Re: [PATCH 8/8] arm64: Work around systems with mismatched cache line sizes

From: Suzuki K Poulose
Date: Wed Aug 24 2016 - 09:23:09 EST


On 22/08/16 14:02, Will Deacon wrote:
On Thu, Aug 18, 2016 at 02:10:32PM +0100, Suzuki K Poulose wrote:
Systems with differing CPU i-cache/d-cache line sizes can cause
problems with the cache management by software when the execution
is migrated from one to another. Usually, the application reads
the cache size on a CPU and then uses that length to perform cache
operations. However, if it gets migrated to another CPU with a smaller
cache line size, things could go completely wrong. To prevent such
cases, always use the smallest cache line size among the CPUs. The
kernel CPU feature infrastructure already keeps track of the safe
value for all CPUID registers including CTR. This patch works around
the problem by :

For kernel, dynamically patch the kernel to read the cache size
from the system wide copy of CTR_EL0.

Is it only CTR that is mismatched in practice, or do we need to worry
about DCZID_EL0 too?

A mismatched DCZID_EL0 is quite possible. However, there is no way to
trap accesses to DCZID_EL0. Rather, we can trap DC ZVA if we clear
SCTLR_EL1.DZE. But then clearing the SCTLR_EL1.DZE implies reading DCZID.DZP
returns 1, indicating DC ZVA is not supported. So if a proper application
checks the DZP before issuing a DC ZVA, we may never be able to emulate it.
Or in other words, if there is a mismatch, the work around is to disable
the DC ZVA operations (which could possibly affect existing (incorrect) userspace
applications assuming DC ZVA is supported without checking the DZP bit).
static void update_cpu_ftr_reg(struct arm64_ftr_reg *reg, u64 new)
diff --git a/arch/arm64/kernel/traps.c b/arch/arm64/kernel/traps.c
index 93c5287..db2d6cb 100644
--- a/arch/arm64/kernel/traps.c
+++ b/arch/arm64/kernel/traps.c
@@ -480,6 +480,14 @@ static void user_cache_maint_handler(unsigned int esr, struct pt_regs *regs)
regs->pc += 4;
}

+static void ctr_read_handler(unsigned int esr, struct pt_regs *regs)
+{
+ int rt = (esr & ESR_ELx_SYS64_ISS_RT_MASK) >> ESR_ELx_SYS64_ISS_RT_SHIFT;
+
+ regs->regs[rt] = sys_ctr_ftr->sys_val;
+ regs->pc += 4;
+}

Whilst this is correct, I wonder if there's any advantage in reporting a
*larger* size to userspace and avoid incurring additional trap overhead?

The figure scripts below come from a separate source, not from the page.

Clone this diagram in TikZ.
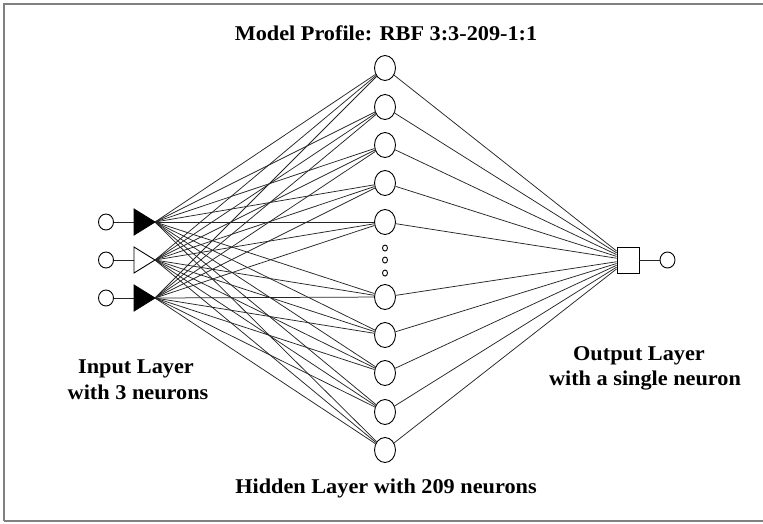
\documentclass[tikz,border=0pt]{standalone}
\usepackage{fontspec}
\setmainfont{Liberation Serif}[FakeStretch=1.06]
\usetikzlibrary{shapes.geometric}
\begin{document}
\begin{tikzpicture}[x=1pt,y=-1pt,
  lbl/.style={font=\bfseries\fontsize{21}{25}\selectfont, anchor=base, inner sep=0pt},
  conn/.style={line width=0.75pt, black!85},
  incirc/.style={draw, ellipse, line width=0.9pt, minimum width=15pt, minimum height=16pt, inner sep=0pt},
  hid/.style={draw, ellipse, line width=0.9pt, minimum width=21pt, minimum height=25pt, inner sep=0pt},
  dotc/.style={draw, ellipse, line width=0.9pt, minimum width=5pt, minimum height=6pt, inner sep=0pt},
  outbox/.style={draw, rectangle, line width=0.9pt, minimum width=22pt, minimum height=26pt, inner sep=0pt},
  tri/.style={line width=0.9pt, draw=black}
]
\useasboundingbox (0,0) rectangle (763,523);
% frame
\draw[gray, line width=1.5pt] (4,521) -- (4,4) -- (763,4);
\draw[gray, line width=1.5pt] (4,521) -- (763,521);

% input neurons
\node[incirc] (i1) at (106,222) {};
\node[incirc] (i2) at (106,260) {};
\node[incirc] (i3) at (106,298) {};
\coordinate (w1) at (134,222); \coordinate (t1) at (155,222);
\coordinate (w2) at (134,260); \coordinate (t2) at (155,260);
\coordinate (w3) at (134,298); \coordinate (t3) at (155,298);
\draw[conn] (i1) -- (w1);
\draw[conn] (i2) -- (w2);
\draw[conn] (i3) -- (w3);
\filldraw[tri, fill=black] (134,209) -- (t1) -- (134,235) -- cycle;
\filldraw[tri, fill=white] (134,247) -- (t2) -- (134,273) -- cycle;
\filldraw[tri, fill=black] (134,285) -- (t3) -- (134,311) -- cycle;

% hidden neurons
\foreach \k/\y in {1/68,2/107,3/145,4/183,5/222,6/297,7/335,8/373,9/412,10/450}{
  \node[hid] (h\k) at (385,\y) {};
}
\node[dotc] (d1) at (385,248) {};
\node[dotc] (d2) at (385,260) {};
\node[dotc] (d3) at (385,273) {};

% output
\node[outbox] (o) at (628,260) {};
\node[incirc] (oc) at (667.5,260) {};
\draw[conn] (o) -- (oc);

% connections
\foreach \k in {1,...,10}{
  \foreach \t in {t1,t2,t3}{
    \draw[conn] (\t) -- (h\k);
  }
  \draw[conn] (h\k) -- (o);
}

% labels
\node[lbl] (title) at (386,40) {Model Profile: RBF 3:3-209-1:1};
\node[lbl] (inl1) at (136,373) {Input Layer};
\node[lbl] (inl2) at (138,399) {with 3 neurons};
\node[lbl] (outl1) at (639,360) {Output Layer};
\node[lbl] (outl2) at (645,385) {with a single neuron};
\node[lbl] (hidl) at (386,493) {Hidden Layer with 209 neurons};
\end{tikzpicture}
\end{document}
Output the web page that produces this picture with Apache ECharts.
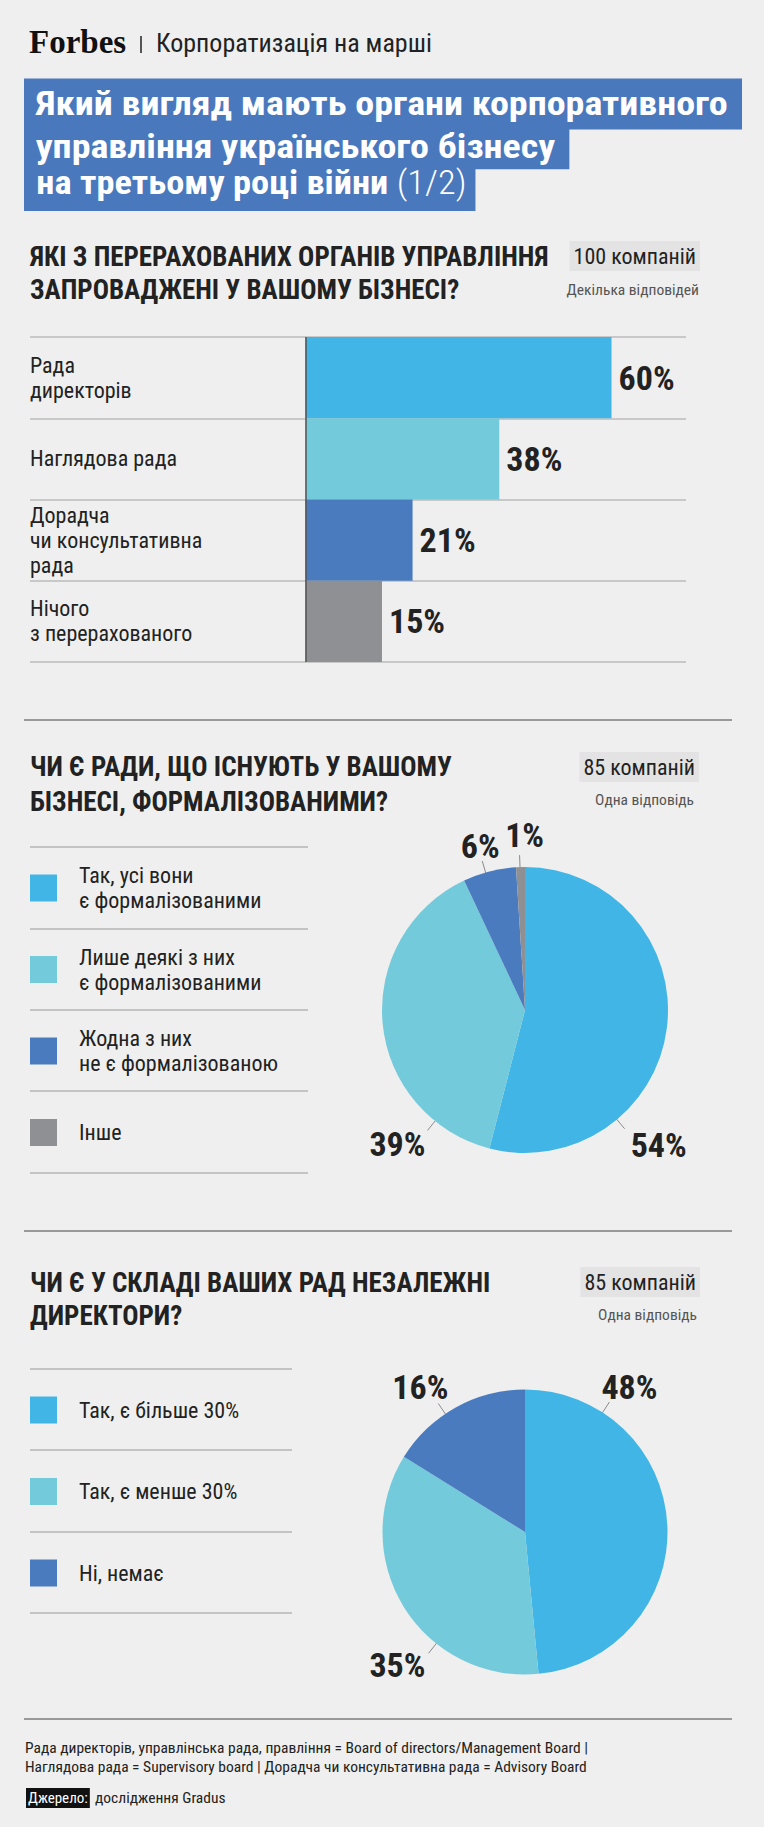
<!DOCTYPE html>
<html><head><meta charset="utf-8">
<script src="https://cdn.jsdelivr.net/npm/echarts@6/dist/echarts.min.js"></script>
<style>html,body{margin:0;padding:0;background:#efefef}#main{width:764px;height:1827px}</style>
</head><body><div id="main"></div>
<script>
// ---------- data ----------
const barCategories = ['Рада\nдиректорів', 'Наглядова рада', 'Дорадча\nчи консультативна\nрада', 'Нічого\nз перерахованого'];
const barValues = [60, 38, 21, 15];

const pie1Categories = ['Так, усі вони\nє формалізованими', 'Лише деякі з них\nє формалізованими', 'Жодна з них\nне є формалізованою', 'Інше'];
const pie1Values = [54, 39, 6, 1];

const pie2Categories = ['Так, є більше 30%', 'Так, є менше 30%', 'Ні, немає'];
const pie2Values = [48, 35, 16];

// ---------- style ----------
const FONT = "'Roboto Condensed', 'Liberation Sans Narrow', sans-serif";
const palette = ['#41b6e6', '#73cadb', '#4a7bbf', '#8f9094'];
const INK = '#222';

const pie1Center = [525, 1010], pie1Radius = 143;
const pie2Center = [525, 1532], pie2Radius = 142.5;
const pie1LabelPlace = [
  {angle: 140, align: 'left', dx: 6, dy: 16},
  {angle: 219, align: 'right', dx: -2, dy: 14},
  {angle: 344, align: 'center', dx: -2, dy: -15},
  {angle: 358, align: 'center', dx: 5, dy: -20}
];
const pie2LabelPlace = [
  {angle: 33, align: 'center', dx: 20, dy: -15},
  {angle: 218.5, align: 'right', dx: -3, dy: 12},
  {angle: 326, align: 'center', dx: -18, dy: -16}
];

function makeLabelLayout(center, place) {
  return function (params) {
    const p = place[params.dataIndex];
    const a = p.angle * Math.PI / 180;
    const sx = center[0] + 127 * Math.sin(a), sy = center[1] - 127 * Math.cos(a);
    const ex = center[0] + 155 * Math.sin(a), ey = center[1] - 155 * Math.cos(a);
    return {
      x: ex + p.dx, y: ey + p.dy, align: p.align, verticalAlign: 'middle',
      labelLinePoints: [[sx, sy], [ex, ey], [ex, ey]]
    };
  };
}

function txt(x, y, text, o, extra) {
  return Object.assign({type: 'text', x: x, y: y, silent: true, style: Object.assign({
    text: text, fontFamily: FONT, fontSize: 20, fill: INK, align: 'left', verticalAlign: 'middle'
  }, o || {})}, extra || {});
}
function hline(x1, x2, y, color, w) {
  return {type: 'line', silent: true, shape: {x1: x1, y1: y, x2: x2, y2: y}, style: {stroke: color, lineWidth: w}};
}

const chart = echarts.init(document.getElementById('main'), null, {renderer: 'svg', width: 764, height: 1827});

const TITLE_BG = '#4a78bd';
const graphic = [
  // header
  txt(29, 42, 'Forbes', {fontFamily: "'Liberation Serif', 'DejaVu Serif', serif", fontWeight: 'bold', fontSize: 33, fill: '#111'}),
  {type: 'line', silent: true, shape: {x1: 141, y1: 36, x2: 141, y2: 53}, style: {stroke: INK, lineWidth: 1.5}},
  txt(156, 43, 'Корпоратизація на марші', {fontSize: 26}),
  // title boxes
  txt(24, 104, 'Який вигляд мають органи корпоративного', {fontSize: 32.5, fontWeight: 'bold', fill: '#fff', backgroundColor: TITLE_BG, lineHeight: 44, padding: [4, 12, 3, 10]}, {scaleX: 1.17}),
  txt(24, 146.5, 'управління українського бізнесу', {fontSize: 32.5, fontWeight: 'bold', fill: '#fff', backgroundColor: TITLE_BG, lineHeight: 36, padding: [0, 12, 9.5, 10]}, {scaleX: 1.17}),
  txt(24, 189, '{b|на третьому році війни} {r|(1/2)}', {fontSize: 32.5, fill: '#fff', backgroundColor: TITLE_BG, lineHeight: 32, padding: [0, 8, 12, 11],
    rich: {b: {fontSize: 32.5, fontWeight: 'bold', fill: '#fff', fontFamily: FONT}, r: {fontSize: 32.5, fontWeight: 300, fill: '#fff', fontFamily: FONT}}}, {scaleX: 1.12}),
  // section 1 heading
  txt(30, 273.5, 'ЯКІ З ПЕРЕРАХОВАНИХ ОРГАНІВ УПРАВЛІННЯ\nЗАПРОВАДЖЕНІ У ВАШОМУ БІЗНЕСІ?', {fontSize: 27, fontWeight: 'bold', lineHeight: 33}),
  txt(700, 256, '100 компаній', {fontSize: 22, align: 'right', backgroundColor: '#e3e3e3', lineHeight: 30, padding: [0, 4, 0, 4]}),
  txt(699, 289.5, 'Декілька відповідей', {fontSize: 15.5, align: 'right', fill: '#555'}),
  hline(24, 732, 720, '#999', 2),
  // section 2 heading
  txt(30, 784.5, 'ЧИ Є РАДИ, ЩО ІСНУЮТЬ У ВАШОМУ\nБІЗНЕСІ, ФОРМАЛІЗОВАНИМИ?', {fontSize: 27, fontWeight: 'bold', lineHeight: 35}),
  txt(699, 767, '85 компаній', {fontSize: 22, align: 'right', backgroundColor: '#e3e3e3', lineHeight: 30, padding: [0, 4, 0, 4]}),
  txt(694, 800, 'Одна відповідь', {fontSize: 15.5, align: 'right', fill: '#555'}),
  hline(30, 308, 847, '#c4c4c4', 2),
  hline(30, 308, 929, '#c4c4c4', 2),
  hline(30, 308, 1010, '#c4c4c4', 2),
  hline(30, 308, 1091, '#c4c4c4', 2),
  hline(30, 308, 1173, '#c4c4c4', 2),
  hline(24, 732, 1231, '#999', 2),
  // section 3 heading
  txt(30, 1299.5, 'ЧИ Є У СКЛАДІ ВАШИХ РАД НЕЗАЛЕЖНІ\nДИРЕКТОРИ?', {fontSize: 27, fontWeight: 'bold', lineHeight: 33}),
  txt(700, 1282, '85 компаній', {fontSize: 22, align: 'right', backgroundColor: '#e3e3e3', lineHeight: 30, padding: [0, 4, 0, 4]}),
  txt(697, 1314.5, 'Одна відповідь', {fontSize: 15.5, align: 'right', fill: '#555'}),
  hline(30, 292, 1369, '#c4c4c4', 2),
  hline(30, 292, 1450, '#c4c4c4', 2),
  hline(30, 292, 1532, '#c4c4c4', 2),
  hline(30, 292, 1613, '#c4c4c4', 2),
  hline(24, 732, 1719, '#999', 2),
  // footnote
  txt(25, 1757.5, 'Рада директорів, управлінська рада, правління = Board of directors/Management Board |\nНаглядова рада = Supervisory board | Дорадча чи консультативна рада = Advisory Board', {fontSize: 15.5, lineHeight: 19.5}),
  txt(26, 1798, 'Джерело:', {fontSize: 15, fill: '#fff', backgroundColor: '#111', lineHeight: 20, padding: [0, 2, 0, 2]}),
  txt(95, 1798, 'дослідження Gradus', {fontSize: 15.5})
];

const legendText = {fontFamily: FONT, fontSize: 22, lineHeight: 25, color: INK, padding: [0, 0, 0, 17]};

const option = {
  backgroundColor: '#efefef',
  animation: false,
  textStyle: {fontFamily: FONT},
  graphic: graphic,
  grid: [{left: 30, top: 337, width: 656, height: 325, containLabel: false}],
  xAxis: [{type: 'value', gridIndex: 0, min: -54, max: 74.6, show: false}],
  yAxis: [{
    type: 'category', gridIndex: 0, data: barCategories, inverse: true,
    axisLine: {show: false}, axisTick: {show: false},
    splitLine: {show: true, lineStyle: {color: '#c8c8c8', width: 2}},
    axisLabel: {align: 'left', margin: 0, fontFamily: FONT, fontSize: 22, lineHeight: 25, color: INK}
  }],
  legend: [
    {
      orient: 'vertical', left: 30, top: 863, padding: 0, itemGap: 31.5, itemWidth: 27, itemHeight: 27,
      icon: 'rect', selectedMode: false, textStyle: legendText,
      data: pie1Categories.map(function (n, i) {
        return i === pie1Categories.length - 1 ? {name: n, textStyle: {padding: [12.5, 0, 12.5, 17]}} : {name: n};
      })
    },
    {
      orient: 'vertical', left: 30, top: 1396.5, padding: 0, itemGap: 54.5, itemWidth: 27, itemHeight: 27,
      icon: 'rect', selectedMode: false, textStyle: legendText,
      data: pie2Categories.map(function (n) { return {name: n}; })
    }
  ],
  series: [
    {
      type: 'bar', xAxisIndex: 0, yAxisIndex: 0, barCategoryGap: '0%', silent: true,
      data: barValues.map(function (v, i) { return {value: v, itemStyle: {color: palette[i]}}; }),
      label: {show: true, position: 'right', distance: 7, formatter: '{c}%', fontFamily: FONT, fontWeight: 'bold', fontSize: 34, color: INK},
      markLine: {silent: true, symbol: 'none', label: {show: false}, lineStyle: {color: '#555', width: 1.5, type: 'solid'}, data: [{xAxis: 0}]}
    },
    {
      type: 'pie', center: pie1Center, radius: pie1Radius, startAngle: 90, silent: true,
      data: pie1Categories.map(function (n, i) { return {name: n, value: pie1Values[i], itemStyle: {color: palette[i]}}; }),
      label: {show: true, formatter: '{c}%', fontFamily: FONT, fontWeight: 'bold', fontSize: 34, color: INK, overflow: 'none'},
      labelLine: {show: true, lineStyle: {color: '#8a8a8a', width: 1}},
      labelLayout: makeLabelLayout(pie1Center, pie1LabelPlace)
    },
    {
      type: 'pie', center: pie2Center, radius: pie2Radius, startAngle: 90, silent: true,
      data: pie2Categories.map(function (n, i) { return {name: n, value: pie2Values[i], itemStyle: {color: palette[i]}}; }),
      label: {show: true, formatter: '{c}%', fontFamily: FONT, fontWeight: 'bold', fontSize: 34, color: INK, overflow: 'none'},
      labelLine: {show: true, lineStyle: {color: '#8a8a8a', width: 1}},
      labelLayout: makeLabelLayout(pie2Center, pie2LabelPlace)
    }
  ]
};
chart.setOption(option);
</script></body></html>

Combining the trapping of user space dc operations for Errata work around for
clean cache, we could possibly report a larger size and emulate it properly
in the kernel. But I think that can be a enhancement on top of this series.


Any idea what sort of size typical JITs are using?

I have no clue about it. I have Cc-ed Rodolph and Stuart, who may have better
idea about the JIT's usage.

Suzuki